Caterpillar’s AI Premium Is Quietly Masking a Hidden Valuation Warning
One of the most reliable blue-chip industrials on the planet is flashing an uncomfortable signal for disciplined investors: Caterpillar Inc. (NYSE: CAT) now trades at nearly 31 times its 2026 forecasted earnings — a multiple that sits miles above where this stock has historically bottomed, and one that deserves serious scrutiny before anyone calls it a value play.
The excitement is understandable. Drive past any data center construction site in America and you’ll see CAT bulldozers and excavators at work. The company posted record revenues in 2025, and Wall Street has piled on a narrative that Caterpillar is also a critical supplier of natural gas turbines — filling the power gap that utilities will take years to address as AI data center electricity demand explodes. The result: a stock that has been re-rated like a tech company, not the cyclical industrial it has always been. At 31x 2026 earnings, it would need to grow into roughly 18x its 2029 estimates just to appear reasonable — and even that assumes no recession, no infrastructure slowdown, and no mean-reversion in the AI infrastructure spending cycle.

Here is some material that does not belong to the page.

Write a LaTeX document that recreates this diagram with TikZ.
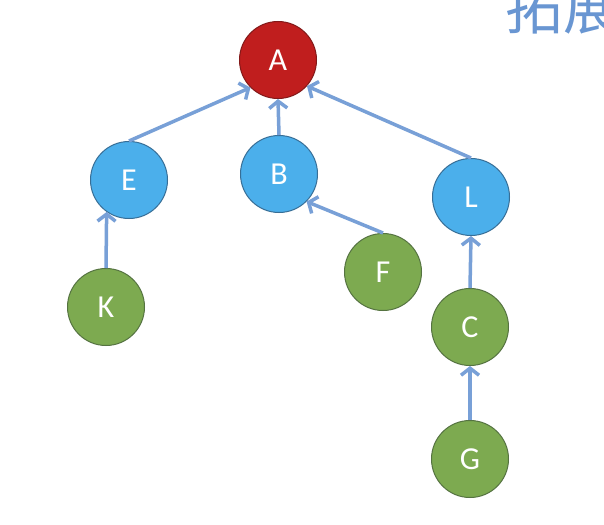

Here’s the number that long-term investors should anchor to: historically, Caterpillar has troughed — at cycle peak profits, mind you — at below 12x earnings. That’s not a bear case; that’s the historical floor during good times. The implication is sobering. Even if Caterpillar continues to execute at a high level, the current valuation may already price in several years of favorable outcomes. Heartland Opportunistic Value Equity Strategy flagged this in its Q1 2026 investor letter, noting that AI infrastructure enthusiasm has created “extreme valuation disparity” between perceived AI winners and losers across the industrial landscape — and Caterpillar has become a prime example of a quality company that has drifted into speculative pricing territory. The business is excellent. The price is a different question entirely.

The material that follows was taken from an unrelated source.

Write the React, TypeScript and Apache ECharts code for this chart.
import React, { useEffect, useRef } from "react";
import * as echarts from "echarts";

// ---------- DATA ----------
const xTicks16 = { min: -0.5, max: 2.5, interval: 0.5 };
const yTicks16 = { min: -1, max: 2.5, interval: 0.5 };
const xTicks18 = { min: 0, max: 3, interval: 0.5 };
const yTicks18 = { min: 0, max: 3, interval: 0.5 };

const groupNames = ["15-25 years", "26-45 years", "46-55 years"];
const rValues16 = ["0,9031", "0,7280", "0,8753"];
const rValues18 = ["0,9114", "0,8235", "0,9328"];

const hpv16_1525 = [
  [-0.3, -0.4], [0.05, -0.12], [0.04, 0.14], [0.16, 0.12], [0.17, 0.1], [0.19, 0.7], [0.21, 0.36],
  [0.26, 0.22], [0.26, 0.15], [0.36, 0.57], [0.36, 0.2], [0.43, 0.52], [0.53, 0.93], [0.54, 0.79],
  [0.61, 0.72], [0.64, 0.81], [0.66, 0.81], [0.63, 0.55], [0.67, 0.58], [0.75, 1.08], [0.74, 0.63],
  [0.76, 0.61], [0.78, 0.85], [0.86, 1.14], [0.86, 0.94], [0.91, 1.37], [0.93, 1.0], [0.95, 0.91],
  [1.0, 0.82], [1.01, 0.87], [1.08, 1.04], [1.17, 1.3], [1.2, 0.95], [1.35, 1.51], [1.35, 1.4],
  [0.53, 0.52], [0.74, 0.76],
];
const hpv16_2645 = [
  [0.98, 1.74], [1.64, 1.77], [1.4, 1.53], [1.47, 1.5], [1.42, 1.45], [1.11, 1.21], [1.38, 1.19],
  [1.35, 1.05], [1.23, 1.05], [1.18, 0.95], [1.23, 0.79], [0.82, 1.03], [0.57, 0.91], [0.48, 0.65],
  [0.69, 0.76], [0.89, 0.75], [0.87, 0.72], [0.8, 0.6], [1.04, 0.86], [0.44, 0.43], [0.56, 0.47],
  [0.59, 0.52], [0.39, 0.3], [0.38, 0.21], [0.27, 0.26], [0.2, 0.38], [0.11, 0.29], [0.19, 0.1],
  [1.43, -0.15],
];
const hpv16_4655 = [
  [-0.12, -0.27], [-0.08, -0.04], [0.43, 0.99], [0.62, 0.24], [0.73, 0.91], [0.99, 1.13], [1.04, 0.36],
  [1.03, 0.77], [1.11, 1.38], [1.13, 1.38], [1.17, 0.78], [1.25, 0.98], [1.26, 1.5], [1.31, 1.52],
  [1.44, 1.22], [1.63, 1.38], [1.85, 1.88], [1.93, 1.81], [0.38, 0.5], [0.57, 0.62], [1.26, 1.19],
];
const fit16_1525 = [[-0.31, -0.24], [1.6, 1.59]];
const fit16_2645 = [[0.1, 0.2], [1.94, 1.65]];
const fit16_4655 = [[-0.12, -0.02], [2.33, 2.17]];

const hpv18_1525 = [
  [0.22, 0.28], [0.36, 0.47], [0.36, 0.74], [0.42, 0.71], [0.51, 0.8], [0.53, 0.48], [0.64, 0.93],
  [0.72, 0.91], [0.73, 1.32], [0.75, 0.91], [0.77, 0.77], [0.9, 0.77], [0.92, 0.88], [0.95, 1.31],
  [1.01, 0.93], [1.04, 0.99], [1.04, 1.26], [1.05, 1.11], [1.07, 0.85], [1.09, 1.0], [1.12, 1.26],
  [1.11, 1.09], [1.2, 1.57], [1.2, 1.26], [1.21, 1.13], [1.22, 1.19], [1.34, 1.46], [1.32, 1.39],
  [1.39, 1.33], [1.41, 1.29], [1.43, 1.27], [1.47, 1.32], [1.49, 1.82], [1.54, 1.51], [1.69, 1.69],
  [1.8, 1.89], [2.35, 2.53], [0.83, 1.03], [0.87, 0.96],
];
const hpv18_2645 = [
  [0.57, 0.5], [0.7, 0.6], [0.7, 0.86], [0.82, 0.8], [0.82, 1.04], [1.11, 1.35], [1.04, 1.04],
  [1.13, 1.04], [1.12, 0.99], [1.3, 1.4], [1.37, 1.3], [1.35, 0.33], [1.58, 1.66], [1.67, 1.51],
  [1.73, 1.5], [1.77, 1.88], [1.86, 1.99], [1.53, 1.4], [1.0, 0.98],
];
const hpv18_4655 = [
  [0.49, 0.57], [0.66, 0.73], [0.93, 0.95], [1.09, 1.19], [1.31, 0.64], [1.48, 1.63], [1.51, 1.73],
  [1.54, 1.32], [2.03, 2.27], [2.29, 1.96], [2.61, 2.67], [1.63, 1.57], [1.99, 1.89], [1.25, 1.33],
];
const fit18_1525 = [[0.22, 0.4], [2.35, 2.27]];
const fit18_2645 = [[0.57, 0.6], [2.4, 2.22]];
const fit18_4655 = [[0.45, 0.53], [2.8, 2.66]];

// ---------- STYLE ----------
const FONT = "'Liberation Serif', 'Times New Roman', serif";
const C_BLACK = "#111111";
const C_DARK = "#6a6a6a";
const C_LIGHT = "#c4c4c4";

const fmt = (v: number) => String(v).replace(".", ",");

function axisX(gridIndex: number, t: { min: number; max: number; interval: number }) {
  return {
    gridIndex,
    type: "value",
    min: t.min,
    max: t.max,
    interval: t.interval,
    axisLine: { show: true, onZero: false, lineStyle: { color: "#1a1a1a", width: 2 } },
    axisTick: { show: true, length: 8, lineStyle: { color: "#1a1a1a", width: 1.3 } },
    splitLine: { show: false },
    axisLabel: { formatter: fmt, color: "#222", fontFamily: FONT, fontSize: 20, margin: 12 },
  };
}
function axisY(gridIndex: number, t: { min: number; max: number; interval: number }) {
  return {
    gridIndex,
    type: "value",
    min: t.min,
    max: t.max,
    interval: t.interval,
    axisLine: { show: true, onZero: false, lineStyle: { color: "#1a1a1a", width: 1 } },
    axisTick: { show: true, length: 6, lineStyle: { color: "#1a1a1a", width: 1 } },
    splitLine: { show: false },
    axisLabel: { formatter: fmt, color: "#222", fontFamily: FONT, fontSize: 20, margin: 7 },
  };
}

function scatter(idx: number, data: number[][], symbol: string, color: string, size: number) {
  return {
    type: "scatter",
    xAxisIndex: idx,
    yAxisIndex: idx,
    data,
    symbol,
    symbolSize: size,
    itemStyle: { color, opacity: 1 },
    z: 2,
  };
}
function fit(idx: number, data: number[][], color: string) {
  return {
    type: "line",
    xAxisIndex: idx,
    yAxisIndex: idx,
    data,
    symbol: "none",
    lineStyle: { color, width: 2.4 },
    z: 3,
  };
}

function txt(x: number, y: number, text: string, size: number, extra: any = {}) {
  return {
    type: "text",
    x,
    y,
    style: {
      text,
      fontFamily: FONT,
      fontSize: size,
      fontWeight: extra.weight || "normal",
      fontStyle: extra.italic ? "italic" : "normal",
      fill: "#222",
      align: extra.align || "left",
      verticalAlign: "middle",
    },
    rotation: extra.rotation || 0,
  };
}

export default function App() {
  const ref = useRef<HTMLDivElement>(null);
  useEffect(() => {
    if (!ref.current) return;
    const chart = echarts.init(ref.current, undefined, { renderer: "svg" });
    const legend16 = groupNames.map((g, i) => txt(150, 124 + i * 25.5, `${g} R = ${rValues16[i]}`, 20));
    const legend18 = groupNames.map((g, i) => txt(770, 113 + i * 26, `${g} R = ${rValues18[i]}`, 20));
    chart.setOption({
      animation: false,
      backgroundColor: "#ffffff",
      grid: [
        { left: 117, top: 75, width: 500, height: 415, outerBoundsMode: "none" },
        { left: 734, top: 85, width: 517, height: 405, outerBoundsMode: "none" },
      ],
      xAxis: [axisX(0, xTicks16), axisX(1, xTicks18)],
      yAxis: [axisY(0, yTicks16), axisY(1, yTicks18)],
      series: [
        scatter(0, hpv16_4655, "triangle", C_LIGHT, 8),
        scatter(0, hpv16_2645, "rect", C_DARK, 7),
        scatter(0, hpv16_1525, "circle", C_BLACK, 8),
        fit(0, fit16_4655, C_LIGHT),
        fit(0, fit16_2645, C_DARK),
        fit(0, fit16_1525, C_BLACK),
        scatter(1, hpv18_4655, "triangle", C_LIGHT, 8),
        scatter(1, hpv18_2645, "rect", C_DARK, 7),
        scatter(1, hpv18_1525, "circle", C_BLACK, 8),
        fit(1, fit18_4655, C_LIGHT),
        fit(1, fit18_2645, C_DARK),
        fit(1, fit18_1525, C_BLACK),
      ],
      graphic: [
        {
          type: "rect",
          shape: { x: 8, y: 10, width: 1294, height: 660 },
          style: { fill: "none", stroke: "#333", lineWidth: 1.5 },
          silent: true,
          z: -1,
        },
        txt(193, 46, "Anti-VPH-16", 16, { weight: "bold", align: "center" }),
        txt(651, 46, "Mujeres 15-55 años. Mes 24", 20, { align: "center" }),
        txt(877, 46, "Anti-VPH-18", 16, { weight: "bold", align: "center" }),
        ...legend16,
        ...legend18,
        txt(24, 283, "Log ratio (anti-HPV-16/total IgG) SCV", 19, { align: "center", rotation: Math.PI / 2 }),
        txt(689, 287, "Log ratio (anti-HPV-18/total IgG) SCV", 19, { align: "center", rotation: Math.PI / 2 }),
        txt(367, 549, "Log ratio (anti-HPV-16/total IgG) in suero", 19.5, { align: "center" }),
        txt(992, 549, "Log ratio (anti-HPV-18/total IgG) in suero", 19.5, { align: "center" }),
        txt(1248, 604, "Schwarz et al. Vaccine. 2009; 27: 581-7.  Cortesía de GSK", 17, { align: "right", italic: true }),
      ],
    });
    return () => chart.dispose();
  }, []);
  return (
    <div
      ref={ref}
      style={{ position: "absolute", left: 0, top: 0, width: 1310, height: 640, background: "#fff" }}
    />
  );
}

So what does this mean for long-term investors? Caterpillar remains a durable franchise with a strong dividend history, deep competitive moats in heavy equipment manufacturing, and genuine exposure to multi-year infrastructure spending trends. The business fundamentals are not in question. But patience matters enormously here. Investors who bought CAT below 15x earnings in prior cycles captured decades of compounding returns; those who chased the stock at elevated multiples often waited years just to break even. The lesson isn’t to avoid Caterpillar forever — it’s to avoid overpaying for it now. In a market where AI enthusiasm is repricing quality industrials like growth stocks, the disciplined investor’s job is to separate the durable franchise from the temporary narrative premium, and wait for the math to make sense again.